The holiday season has come and gone. And that means you’re probably going out in your biggest pair of sweat pants only to have a stranger ask, “Hey, where’d you get those leggings?”
Okay, so you indulged a little over Christmas. We all do. My low point was eating fudge for breakfast while dancing to Carnie and Wendy Wilson’s "Hey Santa."
Recently, I sat down with Shelagh Rogers of CBC Radio’s The Next Chapter to talk diet books. You can listen to our chat here. Today, I’m rounding up a few key points from the diet books I read to help you on your diet journey.
First up, I tried The Paleo Diet by Loren Cordain. The basic principle is that you eat like a caveman. That means pork chops for breakfast and no sugar. (I guess there wasn’t Dairy Queen in prehistoric times, although I’m sure I remember seeing one on The Flintstones.) I wasn’t hungry while I was on the diet, but dang if I didn’t miss my Lucky Charms. And meat (the real kind, not bologna) is expensive. I ended up losing 3.5 pounds in five days. Which I guess is pretty good. I also had a strong urge to hit things with a stick.
The second diet book I read was The Complete Scarsdale Medical Diet by Herman Townower. Anyone around in the late 70s and early 80s should remember this fad diet. The good news? You can drink all the TAB you want. The bad news? You’re only allowed carrot and celery sticks between meals. And you have to eat lots of grapefruit. I’m sorry, but there isn’t enough Sugar Twin in the world for me to like grapefruit. Also, you need to chew your food a lot. That means no talking while you eat. My mom would have a tough time on this one. I lost 3.5 pounds in five days on this, too. But I was ornery as hell. And my teeth turned orange.

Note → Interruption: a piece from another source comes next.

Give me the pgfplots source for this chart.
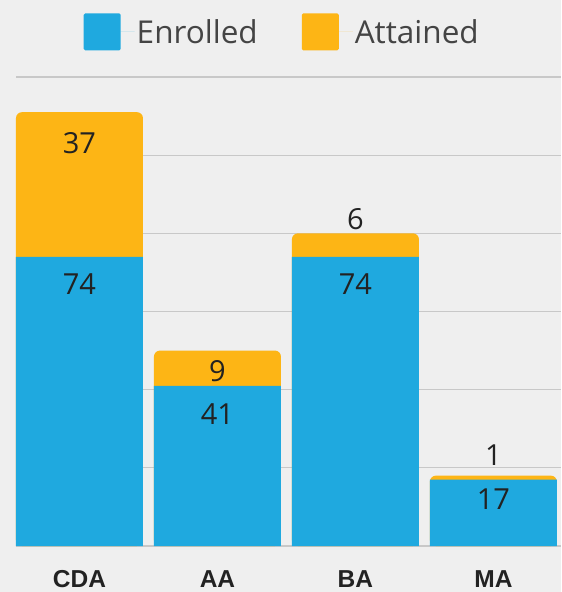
\documentclass[border=0pt]{standalone}
\usepackage{fontspec}
\setmainfont{Open Sans}
\newfontfamily\catfont{Liberation Sans}
\usepackage{pgfplots}
\usepackage{pgfplotstable}
\pgfplotsset{compat=1.18}
\definecolor{bg}{HTML}{EFEFEF}
\definecolor{enr}{HTML}{1FA9DF}
\definecolor{att}{HTML}{FDB515}
\definecolor{gridc}{HTML}{C8C8C8}
\definecolor{txt}{HTML}{222222}
\definecolor{legtxt}{HTML}{444444}

\pgfplotstableread{
x e a de da
0 74 37 -27 -31
1 41 9 -28 -21
2 74 6 -27 14
3 17 1 -20 21
}\data

\begin{document}
\begin{tikzpicture}[x=1pt,y=1pt]
\fill[bg] (-16,-46) rectangle (545,546);
\begin{axis}[at={(0,0)}, anchor=south west, scale only axis,
  width=545pt, height=469pt,
  xmin=-0.46, xmax=3.49, ymin=0, ymax=120,
  axis line style={draw=none},
  major tick length=0pt,
  ytick={0,20,...,120}, yticklabels={},
  ymajorgrids, grid style={gridc, line width=1.2pt},
  xtick={0,1,2,3}, xticklabels={CDA,AA,BA,MA},
  xticklabel style={font=\catfont\bfseries\fontsize{24.5}{30}\selectfont, text=txt, anchor=center, yshift=-33pt},
  /pgf/number format/assume math mode=true,
  clip=false,
  legend columns=2,
  legend style={at={(axis description cs:0.4885,1.096)}, anchor=center, draw=none, fill=none,
    font=\fontsize{31.5}{36}\selectfont, text=legtxt,
    /tikz/every even column/.append style={column sep=42pt}, cells={anchor=west}},
  legend image code/.code={\fill[#1, rounded corners=1.5pt] (0pt,-18.5pt) rectangle (37pt,18.5pt); \path (37pt,0pt) -- (51pt,0pt);},
]
\addlegendimage{fill=enr, draw=none}
\addlegendentry{Enrolled}
\addlegendimage{fill=att, draw=none}
\addlegendentry{Attained}

\addplot[ybar, bar width=127pt, bar shift=0pt, fill=att, draw=none, rounded corners=6pt, forget plot,
  nodes near coords, point meta=\thisrow{a},
  visualization depends on={\thisrow{da} \as \dy},
  every node near coord/.append style={anchor=center, yshift=\dy, font=\fontsize{29}{32}\selectfont, text=txt, rounded corners=0pt}]
  table[x=x, y expr=\thisrow{e}+\thisrow{a}] {\data};
\addplot[ybar, bar width=127pt, bar shift=0pt, fill=enr, draw=none, forget plot,
  nodes near coords, point meta=\thisrow{e},
  visualization depends on={\thisrow{de} \as \dy},
  every node near coord/.append style={anchor=center, yshift=\dy, font=\fontsize{29}{32}\selectfont, text=txt}]
  table[x=x, y=e] {\data};
\end{axis}
\end{tikzpicture}
\end{document}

The last diet book I read was called The Diet Fix by Yoni Freedhoff. This approach was more practical in that it wasn’t a diet but more about accountability for what you’re stuffing your face with. (I know. A weird concept.) I liked this book because it doesn’t try to make everyone fit into one body type and no food is forbidden. But you have to keep a food diary and cook all your meals. And, no, heating up a Dr. Oetker pizza doesn’t count.
There you have it. I suffered, dear reader, so that you don't have to. Whatever you do this post-holiday season to lose weight, don’t be hard on yourself. That extra weight will come off. Eventually. Maybe. Now excuse me. I have a date with 50% off holiday chocolates.